— start of Data for this task —

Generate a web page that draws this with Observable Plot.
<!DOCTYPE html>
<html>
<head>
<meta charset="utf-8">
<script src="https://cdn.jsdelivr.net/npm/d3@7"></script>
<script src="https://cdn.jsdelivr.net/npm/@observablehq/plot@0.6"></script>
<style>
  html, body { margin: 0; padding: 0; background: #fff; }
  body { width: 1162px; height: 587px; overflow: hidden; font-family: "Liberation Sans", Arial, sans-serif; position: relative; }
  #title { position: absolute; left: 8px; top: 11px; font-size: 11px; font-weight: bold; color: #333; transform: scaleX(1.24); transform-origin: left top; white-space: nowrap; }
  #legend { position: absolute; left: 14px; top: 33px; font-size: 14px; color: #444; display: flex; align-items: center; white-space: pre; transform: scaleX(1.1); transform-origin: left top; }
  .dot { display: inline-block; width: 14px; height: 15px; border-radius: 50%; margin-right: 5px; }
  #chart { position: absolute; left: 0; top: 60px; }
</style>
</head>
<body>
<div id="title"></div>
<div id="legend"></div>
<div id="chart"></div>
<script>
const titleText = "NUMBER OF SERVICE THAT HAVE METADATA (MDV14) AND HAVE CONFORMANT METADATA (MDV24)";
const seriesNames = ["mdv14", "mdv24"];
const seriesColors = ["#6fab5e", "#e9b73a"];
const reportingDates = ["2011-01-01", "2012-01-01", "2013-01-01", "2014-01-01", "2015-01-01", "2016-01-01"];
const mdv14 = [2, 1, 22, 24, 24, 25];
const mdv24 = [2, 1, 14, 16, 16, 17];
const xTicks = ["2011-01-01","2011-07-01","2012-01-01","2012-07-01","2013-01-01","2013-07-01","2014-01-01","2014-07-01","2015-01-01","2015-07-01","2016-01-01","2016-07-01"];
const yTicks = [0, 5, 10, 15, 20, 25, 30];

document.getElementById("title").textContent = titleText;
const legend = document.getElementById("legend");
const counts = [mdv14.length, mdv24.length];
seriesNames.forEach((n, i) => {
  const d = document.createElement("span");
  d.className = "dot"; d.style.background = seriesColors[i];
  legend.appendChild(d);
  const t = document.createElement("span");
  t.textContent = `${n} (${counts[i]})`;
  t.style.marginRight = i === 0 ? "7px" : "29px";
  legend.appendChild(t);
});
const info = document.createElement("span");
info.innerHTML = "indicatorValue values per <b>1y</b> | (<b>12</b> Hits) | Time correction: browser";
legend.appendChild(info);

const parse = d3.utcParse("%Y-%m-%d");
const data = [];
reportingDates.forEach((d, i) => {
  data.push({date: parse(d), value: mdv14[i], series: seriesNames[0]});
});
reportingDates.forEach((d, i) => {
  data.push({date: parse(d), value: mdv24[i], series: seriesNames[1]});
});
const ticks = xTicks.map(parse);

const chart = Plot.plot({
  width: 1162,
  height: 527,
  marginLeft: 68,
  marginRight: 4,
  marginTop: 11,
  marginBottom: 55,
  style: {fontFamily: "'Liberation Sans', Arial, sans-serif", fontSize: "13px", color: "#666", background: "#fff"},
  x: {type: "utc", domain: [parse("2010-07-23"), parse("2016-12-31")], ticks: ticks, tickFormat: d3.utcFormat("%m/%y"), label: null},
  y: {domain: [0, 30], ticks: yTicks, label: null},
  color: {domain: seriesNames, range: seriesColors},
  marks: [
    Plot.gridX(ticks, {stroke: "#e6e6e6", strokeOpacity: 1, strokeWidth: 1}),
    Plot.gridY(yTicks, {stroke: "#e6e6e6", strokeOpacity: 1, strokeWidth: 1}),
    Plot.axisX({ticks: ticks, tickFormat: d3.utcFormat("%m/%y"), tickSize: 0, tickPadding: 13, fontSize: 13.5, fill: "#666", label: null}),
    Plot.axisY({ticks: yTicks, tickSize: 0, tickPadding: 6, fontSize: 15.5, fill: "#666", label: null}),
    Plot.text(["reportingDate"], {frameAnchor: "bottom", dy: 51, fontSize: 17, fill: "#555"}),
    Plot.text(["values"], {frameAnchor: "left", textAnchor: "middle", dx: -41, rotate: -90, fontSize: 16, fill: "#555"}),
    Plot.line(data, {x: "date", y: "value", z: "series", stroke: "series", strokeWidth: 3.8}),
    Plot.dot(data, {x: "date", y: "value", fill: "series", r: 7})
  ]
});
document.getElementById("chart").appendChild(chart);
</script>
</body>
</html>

— end of Data for this task —
— start of Data for this task —

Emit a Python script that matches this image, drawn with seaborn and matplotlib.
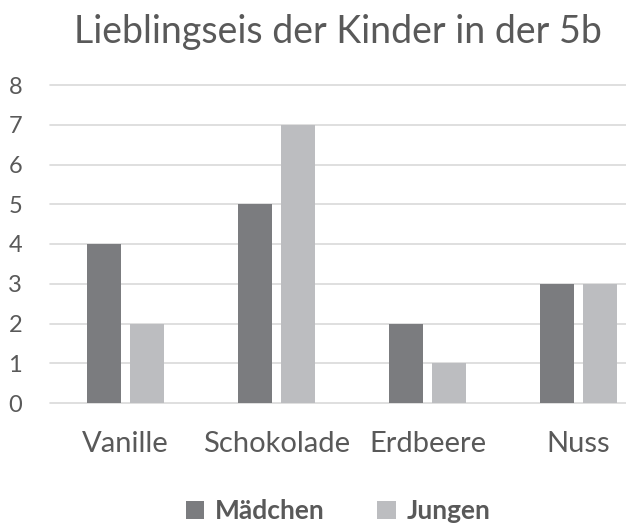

— end of Data for this task —
— start of Data for this task —

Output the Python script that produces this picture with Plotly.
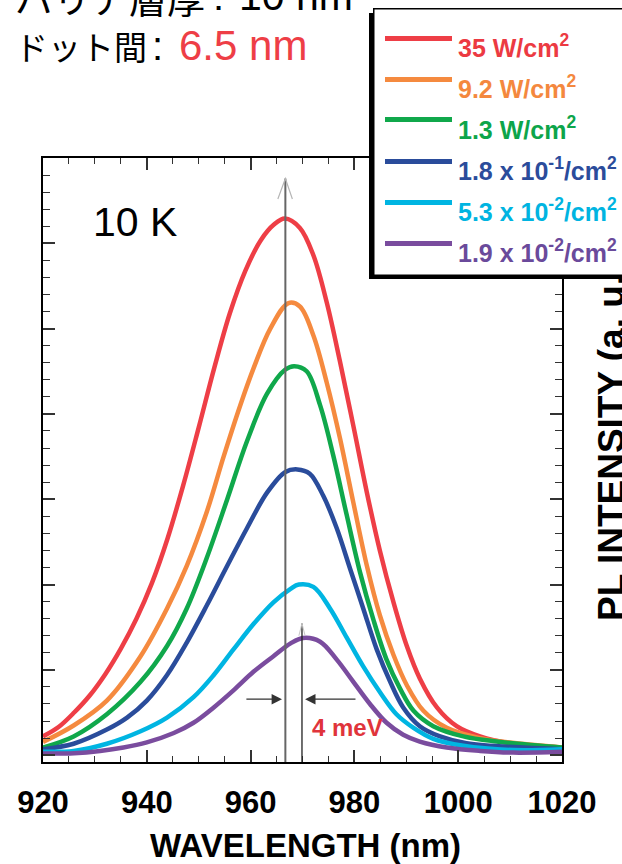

— end of Data for this task —

Starting at the line that contains "Generate a web" and stopping at the line that contains "legend.appendChild(info);", transcribe the lines exactly; both boundary lines are to be included.

*Answer for this exercise:*
Generate a web page that draws this with Observable Plot.
<!DOCTYPE html>
<html>
<head>
<meta charset="utf-8">
<script src="https://cdn.jsdelivr.net/npm/d3@7"></script>
<script src="https://cdn.jsdelivr.net/npm/@observablehq/plot@0.6"></script>
<style>
  html, body { margin: 0; padding: 0; background: #fff; }
  body { width: 1162px; height: 587px; overflow: hidden; font-family: "Liberation Sans", Arial, sans-serif; position: relative; }
  #title { position: absolute; left: 8px; top: 11px; font-size: 11px; font-weight: bold; color: #333; transform: scaleX(1.24); transform-origin: left top; white-space: nowrap; }
  #legend { position: absolute; left: 14px; top: 33px; font-size: 14px; color: #444; display: flex; align-items: center; white-space: pre; transform: scaleX(1.1); transform-origin: left top; }
  .dot { display: inline-block; width: 14px; height: 15px; border-radius: 50%; margin-right: 5px; }
  #chart { position: absolute; left: 0; top: 60px; }
</style>
</head>
<body>
<div id="title"></div>
<div id="legend"></div>
<div id="chart"></div>
<script>
const titleText = "NUMBER OF SERVICE THAT HAVE METADATA (MDV14) AND HAVE CONFORMANT METADATA (MDV24)";
const seriesNames = ["mdv14", "mdv24"];
const seriesColors = ["#6fab5e", "#e9b73a"];
const reportingDates = ["2011-01-01", "2012-01-01", "2013-01-01", "2014-01-01", "2015-01-01", "2016-01-01"];
const mdv14 = [2, 1, 22, 24, 24, 25];
const mdv24 = [2, 1, 14, 16, 16, 17];
const xTicks = ["2011-01-01","2011-07-01","2012-01-01","2012-07-01","2013-01-01","2013-07-01","2014-01-01","2014-07-01","2015-01-01","2015-07-01","2016-01-01","2016-07-01"];
const yTicks = [0, 5, 10, 15, 20, 25, 30];

document.getElementById("title").textContent = titleText;
const legend = document.getElementById("legend");
const counts = [mdv14.length, mdv24.length];
seriesNames.forEach((n, i) => {
  const d = document.createElement("span");
  d.className = "dot"; d.style.background = seriesColors[i];
  legend.appendChild(d);
  const t = document.createElement("span");
  t.textContent = `${n} (${counts[i]})`;
  t.style.marginRight = i === 0 ? "7px" : "29px";
  legend.appendChild(t);
});
const info = document.createElement("span");
info.innerHTML = "indicatorValue values per <b>1y</b> | (<b>12</b> Hits) | Time correction: browser";
legend.appendChild(info);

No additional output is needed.